Companies, and cities, don’t mess up in hard times, but in good times, according to Perry.
That lesson was learned a generation ago. Midland and Odessa, along with parts of North Dakota, boomed in the late 1970s. The windfall enabled people to buy jets and Rolls-Royces and build mansions and lakefront homes. Then, in the early 1980s, the bottom fell out of the oil barrel.
Those owners of mansions and jets went bankrupt. Home foreclosures skyrocketed. Banks failed. People moved away. Homes and downtown buildings stood abandoned.
“It was awful to live through that,” the mayor said, recalling “Black Friday” — Oct. 14, 1983. That is the day the First National Bank of Midland, which loaned money so people could finance lavish lifestyles, collapsed under the weight of a plummeting oil market. The “majors” — or big oil companies — fled for greener pastures abroad.
The most recent boom has largely been ushered in by new hydraulic fracturing technologies, combined with horizontal drilling. Those systems allow once out-of-reach oil and gas to be extracted from rock.
The “big boys are back,” and Midland and Odessa have seen their populations rise by at least 10 percent since 2010, not counting all those living in trailers or trucks.
It’s the newcomers, suddenly earning $2,000 and more a week, who are spending, said Judy Farris, general manager of The Bar in Midland and a lifelong resident.
“You can tell the difference between the people who have been here and been through it and those that haven’t,” said the 58-year-old.
“People are enjoying their money, but they’re wiser,” she added, sitting in the darkened tavern and restaurant where local lore says countless multimillion-dollar oil deals have been cut on the backs of napkins and with a handshake over a beer.
Rolls Royce hasn’t reopened its dealership. There aren’t as many mansions going up. And Perry is taking heat for offering tax breaks for the proposed high-rise.
“They’ve been through this before. They believe when this happens, the bust is upon us,” Perry said.
Just ask those in North Dakota’s oil patch. Williston, in the heart of the Bakken shale petroleum reserves, was left in the 1980s with $28 million in debt, and saddled with abandoned trailer parks. But now the state leads the nation in population growth, boasts a nearly $2 billion budget surplus and has the lowest jobless rate in the nation, as well as 21,000 unfilled positions. A study released in July estimates Williston’s population has doubled since the 2010 census, to between 25,000 and 33,000 people. And that may not account for all those in “man camps,” the hastily built communities of tents and trailers that house thousands of oil workers.
Mayor Ward Koeser believes the city is doing a better job than it did in the 1970s.
“The big thing is it’s given us opportunity,” he said. “We were too small and too remote to make things happen without it.”
Some decisions, however, indicate memory may be short.
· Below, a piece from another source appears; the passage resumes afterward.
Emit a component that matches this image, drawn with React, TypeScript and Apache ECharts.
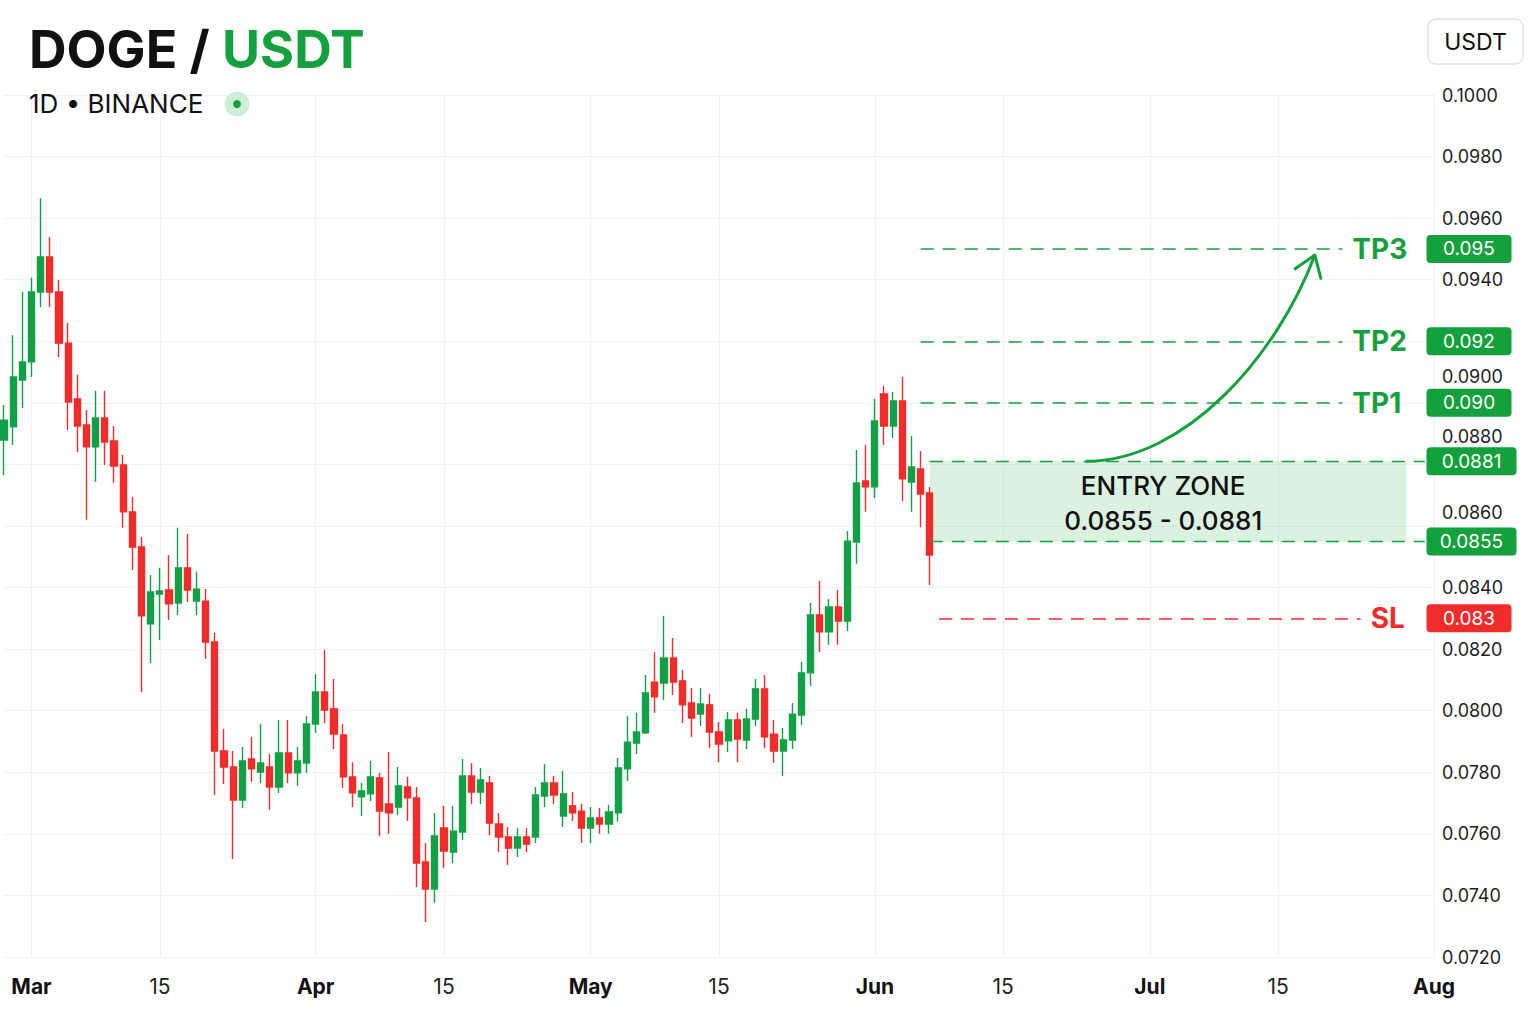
import React, { useEffect, useRef } from 'react';
import * as echarts from 'echarts';

// ---- data ----
const START_DATE = Date.UTC(2025, 1, 26); // first category: 2025-02-26
const DAY_COUNT = 157; // through 2025-08-01
const MONTH_NAMES = ['Jan', 'Feb', 'Mar', 'Apr', 'May', 'Jun', 'Jul', 'Aug', 'Sep', 'Oct', 'Nov', 'Dec'];

const openPrices = [
  0.08879, 0.08922, 0.09074, 0.09133, 0.09360, 0.09474, 0.09360, 0.09194, 0.09013, 0.08928,
  0.08857, 0.08951, 0.08876, 0.08798, 0.08646, 0.08532, 0.08282, 0.08379, 0.08392, 0.08350,
  0.08464, 0.08356, 0.08356, 0.08223, 0.07869, 0.07817, 0.07710, 0.07843, 0.07801, 0.07817,
  0.07752, 0.07863, 0.07798, 0.07830, 0.07957, 0.08061, 0.08006, 0.07921, 0.07785, 0.07720,
  0.07730, 0.07782, 0.07697, 0.07687, 0.07752, 0.07717, 0.07509, 0.07421, 0.07619, 0.07541,
  0.07606, 0.07788, 0.07736, 0.07765, 0.07632, 0.07590, 0.07554, 0.07590, 0.07590, 0.07723,
  0.07765, 0.07658, 0.07691, 0.07674, 0.07619, 0.07652, 0.07632, 0.07668, 0.07811, 0.07895,
  0.07928, 0.08093, 0.08090, 0.08171, 0.08097, 0.08025, 0.07989, 0.08019, 0.07931, 0.07902,
  0.07970, 0.07905, 0.07973, 0.08071, 0.07924, 0.07869, 0.07905, 0.07986, 0.08123, 0.08311,
  0.08256, 0.08337, 0.08291, 0.08548, 0.08746, 0.08727, 0.09029, 0.08925, 0.09006, 0.08743,
  0.08785, 0.08707,
];
const closePrices = [
  0.08944, 0.09084, 0.09133, 0.09360, 0.09474, 0.09360, 0.09194, 0.09003, 0.08925, 0.08857,
  0.08951, 0.08873, 0.08795, 0.08646, 0.08532, 0.08308, 0.08386, 0.08389, 0.08347, 0.08464,
  0.08392, 0.08395, 0.08223, 0.07869, 0.07817, 0.07710, 0.07837, 0.07811, 0.07830, 0.07752,
  0.07863, 0.07798, 0.07837, 0.07957, 0.08061, 0.08002, 0.07924, 0.07785, 0.07733, 0.07739,
  0.07785, 0.07674, 0.07668, 0.07756, 0.07717, 0.07505, 0.07421, 0.07593, 0.07544, 0.07609,
  0.07788, 0.07736, 0.07775, 0.07635, 0.07590, 0.07554, 0.07590, 0.07567, 0.07726, 0.07765,
  0.07726, 0.07730, 0.07668, 0.07619, 0.07652, 0.07632, 0.07671, 0.07814, 0.07898, 0.07931,
  0.08058, 0.08045, 0.08171, 0.08093, 0.08019, 0.07976, 0.08022, 0.07931, 0.07892, 0.07970,
  0.07908, 0.07973, 0.08071, 0.07915, 0.07869, 0.07905, 0.07989, 0.08123, 0.08311, 0.08256,
  0.08337, 0.08291, 0.08551, 0.08740, 0.08727, 0.08941, 0.08925, 0.09006, 0.08753, 0.08792,
  0.08704, 0.08506,
];
const lowPrices = [
  0.08766, 0.08863, 0.08983, 0.09084, 0.09311, 0.09311, 0.09149, 0.08912, 0.08840, 0.08620,
  0.08743, 0.08798, 0.08740, 0.08594, 0.08457, 0.08061, 0.08155, 0.08230, 0.08295, 0.08311,
  0.08353, 0.08311, 0.08168, 0.07726, 0.07762, 0.07518, 0.07684, 0.07769, 0.07765, 0.07678,
  0.07733, 0.07765, 0.07756, 0.07798, 0.07928, 0.07960, 0.07876, 0.07749, 0.07687, 0.07658,
  0.07707, 0.07593, 0.07600, 0.07661, 0.07642, 0.07427, 0.07314, 0.07376, 0.07489, 0.07505,
  0.07580, 0.07697, 0.07697, 0.07596, 0.07541, 0.07499, 0.07525, 0.07541, 0.07570, 0.07687,
  0.07697, 0.07622, 0.07642, 0.07570, 0.07570, 0.07600, 0.07600, 0.07639, 0.07772, 0.07859,
  0.07924, 0.07993, 0.08035, 0.08051, 0.07960, 0.07915, 0.07950, 0.07879, 0.07833, 0.07866,
  0.07833, 0.07876, 0.07950, 0.07879, 0.07830, 0.07788, 0.07876, 0.07954, 0.08080, 0.08191,
  0.08214, 0.08214, 0.08259, 0.08477, 0.08646, 0.08691, 0.08863, 0.08886, 0.08681, 0.08646,
  0.08597, 0.08408,
];
const highPrices = [
  0.08993, 0.09220, 0.09360, 0.09406, 0.09665, 0.09539, 0.09399, 0.09259, 0.09091, 0.08977,
  0.09039, 0.09039, 0.08925, 0.08831, 0.08694, 0.08564, 0.08441, 0.08464, 0.08506, 0.08594,
  0.08574, 0.08451, 0.08395, 0.08253, 0.07941, 0.07869, 0.07882, 0.07915, 0.07957, 0.07859,
  0.07970, 0.07970, 0.07882, 0.07983, 0.08119, 0.08197, 0.08103, 0.07957, 0.07833, 0.07765,
  0.07837, 0.07798, 0.07866, 0.07817, 0.07785, 0.07752, 0.07570, 0.07668, 0.07691, 0.07691,
  0.07843, 0.07830, 0.07814, 0.07788, 0.07668, 0.07622, 0.07619, 0.07619, 0.07752, 0.07827,
  0.07788, 0.07804, 0.07736, 0.07697, 0.07687, 0.07684, 0.07694, 0.07846, 0.07983, 0.07993,
  0.08116, 0.08191, 0.08308, 0.08236, 0.08132, 0.08074, 0.08074, 0.08054, 0.07963, 0.07996,
  0.07993, 0.08006, 0.08103, 0.08116, 0.07970, 0.07944, 0.08025, 0.08158, 0.08350, 0.08421,
  0.08363, 0.08392, 0.08584, 0.08847, 0.08863, 0.09013, 0.09055, 0.09035, 0.09084, 0.08892,
  0.08844, 0.08727,
];

const targetNames = ['TP3', 'TP2', 'TP1'];
const targetValues = [0.095, 0.092, 0.09];
const targetBadges = ['0.095', '0.092', '0.090'];
const entryLow = 0.0855;
const entryHigh = 0.0881;
const entryBadges = ['0.0881', '0.0855'];
const stopLoss = 0.083;
const stopBadge = '0.083';

const targetStart = '2025-06-06';
const targetEnd = '2025-07-22';
const stopStart = '2025-06-08';
const stopEnd = '2025-07-24';
const zoneStart = '2025-06-07';
const zoneEnd = '2025-07-29';
const zoneLineEnd = '2025-07-31';
const badgeDate = '2025-08-01';

const arrowDates = ['2025-06-24', '2025-07-05', '2025-07-15', '2025-07-19'];
const arrowValues = [0.0881, 0.0881, 0.0916, 0.0948];

const yMin = 0.072;
const yMax = 0.1;
const yStep = 0.002;
// axis labels that sit next to a price badge: raised (px) or hidden under it
const raisedLabels: Record<string, number> = { '0.0900': 26, '0.0880': 28, '0.0860': 14 };
const hiddenLabels = ['0.0920'];

// ---- styles ----
const GREEN = '#14a03c';
const CANDLE_GREEN = '#12a046';
const RED = '#f22b2b';
const FONT = 'Inter, "Noto Sans", Roboto, sans-serif';

const dates: string[] = Array.from({ length: DAY_COUNT }, (_, i) =>
  new Date(START_DATE + i * 86400000).toISOString().slice(0, 10)
);
const dayOf = (d: string) => Number(d.slice(8, 10));
const isTickDay = (d: string) => dayOf(d) === 1 || dayOf(d) === 15;

const badgePath = (w: number, h: number, r: number) =>
  `path://M${r},0H${w - r}A${r},${r} 0 0 1 ${w},${r}V${h - r}A${r},${r} 0 0 1 ${w - r},${h}H${r}A${r},${r} 0 0 1 0,${h - r}V${r}A${r},${r} 0 0 1 ${r},0Z`;

export default function App() {
  const ref = useRef<HTMLDivElement>(null);

  useEffect(() => {
    document.body.style.margin = '0';
    if (!ref.current) return;
    const chart = echarts.init(ref.current, null, { renderer: 'svg' });

    const candles = openPrices.map((o, i) => [o, closePrices[i], lowPrices[i], highPrices[i]]);

    const dash = [13, 9];
    const levelLines: any[] = targetValues.map((v, i) => [
      {
        coord: [targetStart, v],
        lineStyle: { color: GREEN, width: 1.6, type: dash },
        label: {
          show: true,
          position: 'end',
          distance: 10,
          formatter: targetNames[i],
          color: GREEN,
          fontSize: 28,
          fontWeight: 'bold',
          fontFamily: FONT,
        },
      },
      { coord: [targetEnd, v] },
    ]);
    levelLines.push([
      {
        coord: [stopStart, stopLoss],
        lineStyle: { color: RED, width: 1.6, type: dash },
        label: {
          show: true,
          position: 'end',
          distance: 10,
          formatter: 'SL',
          color: RED,
          fontSize: 28,
          fontWeight: 'bold',
          fontFamily: FONT,
        },
      },
      { coord: [stopEnd, stopLoss] },
    ]);
    [entryHigh, entryLow].forEach((v) => {
      levelLines.push([
        { coord: [zoneStart, v], lineStyle: { color: GREEN, width: 1.4, type: dash }, label: { show: false } },
        { coord: [zoneLineEnd, v] },
      ]);
    });

    const badge = (value: number, text: string, color: string, w: number) => ({
      coord: [badgeDate, value],
      symbol: badgePath(w, 28, 4),
      symbolSize: [w, 28],
      symbolKeepAspect: false,
      symbolOffset: [35 + (w - 85) / 2, 0],
      itemStyle: { color },
      label: {
        show: true,
        position: 'inside',
        formatter: text,
        color: '#ffffff',
        fontSize: 19,
        fontFamily: FONT,
      },
    });
    const badges = [
      ...targetValues.map((v, i) => badge(v, targetBadges[i], GREEN, 85)),
      badge(entryHigh, entryBadges[0], GREEN, 90),
      badge(entryLow, entryBadges[1], GREEN, 90),
      badge(stopLoss, stopBadge, RED, 85),
    ];

    const option: any = {
      animation: false,
      backgroundColor: '#ffffff',
      textStyle: { fontFamily: FONT },
      title: [
        {
          text: '{a|DOGE / }{b|USDT}',
          left: 29,
          top: 23,
          padding: 0,
          textStyle: {
            rich: {
              a: { fontSize: 52, fontWeight: 'bold', color: '#111111', fontFamily: FONT },
              b: { fontSize: 52, fontWeight: 'bold', color: GREEN, fontFamily: FONT },
            },
          },
        },
        {
          text: '1D • BINANCE',
          left: 29,
          top: 90,
          padding: 0,
          textStyle: { fontSize: 26, fontWeight: 'normal', color: '#111111', fontFamily: FONT },
        },
      ],
      grid: { left: 4, right: 102, top: 95, bottom: 67 },
      xAxis: {
        type: 'category',
        data: dates,
        boundaryGap: false,
        axisLine: { show: false },
        axisTick: { show: false },
        axisLabel: {
          interval: (_i: number, v: string) => isTickDay(v),
          margin: 19,
          formatter: (v: string) => {
            const d = dayOf(v);
            const m = Number(v.slice(5, 7));
            return d === 1 ? `{m|${MONTH_NAMES[m - 1]}}` : `{d|${d}}`;
          },
          rich: {
            m: { fontSize: 21, fontWeight: 'bold', color: '#111111', fontFamily: FONT },
            d: { fontSize: 21, fontWeight: 'normal', color: '#222222', fontFamily: FONT },
          },
        },
        splitLine: {
          show: true,
          interval: (_i: number, v: string) => isTickDay(v),
          lineStyle: { color: '#f1f1f1', width: 1 },
        },
      },
      yAxis: {
        type: 'value',
        position: 'right',
        min: yMin,
        max: yMax,
        interval: yStep,
        axisLine: { show: false },
        axisTick: { show: false },
        axisLabel: {
          margin: 8,
          fontSize: 18,
          color: '#1e1e1e',
          fontFamily: FONT,
          formatter: (v: number) => {
            const s = v.toFixed(4);
            if (hiddenLabels.includes(s)) return '';
            if (raisedLabels[s]) return `{up${raisedLabels[s]}|${s}}`;
            return s;
          },
          rich: Object.fromEntries(
            Object.values(raisedLabels).map((shift) => [
              `up${shift}`,
              { fontSize: 18, color: '#1e1e1e', fontFamily: FONT, padding: [0, 0, shift * 2, 0] },
            ])
          ),
        },
        splitLine: { lineStyle: { color: '#f1f1f1', width: 1 } },
      },
      series: [
        {
          type: 'candlestick',
          data: candles,
          barWidth: 6.8,
          clip: false,
          itemStyle: {
            color: CANDLE_GREEN,
            color0: RED,
            borderColor: CANDLE_GREEN,
            borderColor0: RED,
            borderWidth: 1.4,
          },
          markArea: {
            silent: true,
            data: [
              [
                {
                  coord: [zoneStart, entryLow],
                  itemStyle: { color: 'rgba(40, 175, 75, 0.17)' },
                  label: {
                    show: true,
                    position: 'inside',
                    offset: [-5, 2],
                    formatter: `ENTRY ZONE\n${entryLow.toFixed(4)} - ${entryHigh.toFixed(4)}`,
                    fontSize: 26,
                    lineHeight: 35,
                    fontWeight: 500,
                    color: '#111111',
                    fontFamily: FONT,
                    align: 'center',
                  },
                },
                { coord: [zoneEnd, entryHigh] },
              ],
            ],
          },
          markLine: {
            silent: true,
            symbol: ['none', 'none'],
            data: levelLines,
          },
          markPoint: {
            silent: true,
            data: badges,
          },
        },
      ],
    };

    chart.setOption(option);

    const pt = (d: string, v: number) => chart.convertToPixel({ gridIndex: 0 }, [d, v]) as number[];
    const p = arrowDates.map((d, i) => pt(d, arrowValues[i]));
    const [p0, c1, c2, p3] = p;
    const bx = c2[0] - p3[0];
    const by = c2[1] - p3[1];
    const bl = Math.hypot(bx, by) || 1;
    const ux = bx / bl;
    const uy = by / bl;
    const arm = 24;
    const rot = (ang: number) => {
      const ca = Math.cos(ang);
      const sa = Math.sin(ang);
      return [p3[0] + arm * (ux * ca - uy * sa), p3[1] + arm * (ux * sa + uy * ca)];
    };
    const a1 = rot((35 * Math.PI) / 180);
    const a2 = rot((-35 * Math.PI) / 180);

    chart.setOption({
      graphic: [
        { type: 'circle', shape: { cx: 237, cy: 104, r: 12.5 }, style: { fill: '#cdeed5' } },
        { type: 'circle', shape: { cx: 237, cy: 104, r: 4 }, style: { fill: GREEN } },
        {
          type: 'rect',
          shape: { x: 1428, y: 19, width: 95, height: 45, r: 8 },
          style: { fill: '#ffffff', stroke: '#e2e2e2', lineWidth: 1.5 },
        },
        {
          type: 'text',
          x: 1475.5,
          y: 42,
          style: {
            text: 'USDT',
            align: 'center',
            verticalAlign: 'middle',
            fontSize: 23,
            fill: '#111111',
            fontFamily: FONT,
          },
        },
        {
          type: 'bezierCurve',
          z: 10,
          shape: {
            x1: p0[0],
            y1: p0[1],
            cpx1: c1[0],
            cpy1: c1[1],
            cpx2: c2[0],
            cpy2: c2[1],
            x2: p3[0],
            y2: p3[1],
          },
          style: { stroke: GREEN, lineWidth: 3, fill: null },
        },
        {
          type: 'polyline',
          z: 10,
          shape: { points: [a1, [p3[0], p3[1]], a2] },
          style: { stroke: GREEN, lineWidth: 3, fill: null, lineJoin: 'round', lineCap: 'round' },
        },
      ],
    });

    return () => chart.dispose();
  }, []);

  return (
    <div
      ref={ref}
      style={{ position: 'fixed', left: 0, top: 0, width: 1536, height: 1024, background: '#ffffff' }}
    />
  );
}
Williston is building a community center so large that a Walmart Supercenter could fit inside. Funded by the city’s sales tax collections, it will have an Olympic-size swimming pool, basketball and tennis courts, a running track, a golf simulator and other features. It’s designed to keep oilmen busy when they aren’t working, and to encourage their families to move in, Koeser said.
For Midland and Odessa residents, such projects run the risk of becoming vacant symbols of boom-time mistakes.
Larry Melton, the former mayor of Odessa, who stepped down in November after 12 years, says homes have to be built. Schools must expand. Police officers need to be hired. Road and infrastructure improvements can be delayed for only so long.
And yet, a good plan needs to consider the future, too, he said.
“At some point, we’re going to have a downturn,” Melton said. “We’ll have excess housing. We’ll still have transportation problems, and we’ll still have water issues.”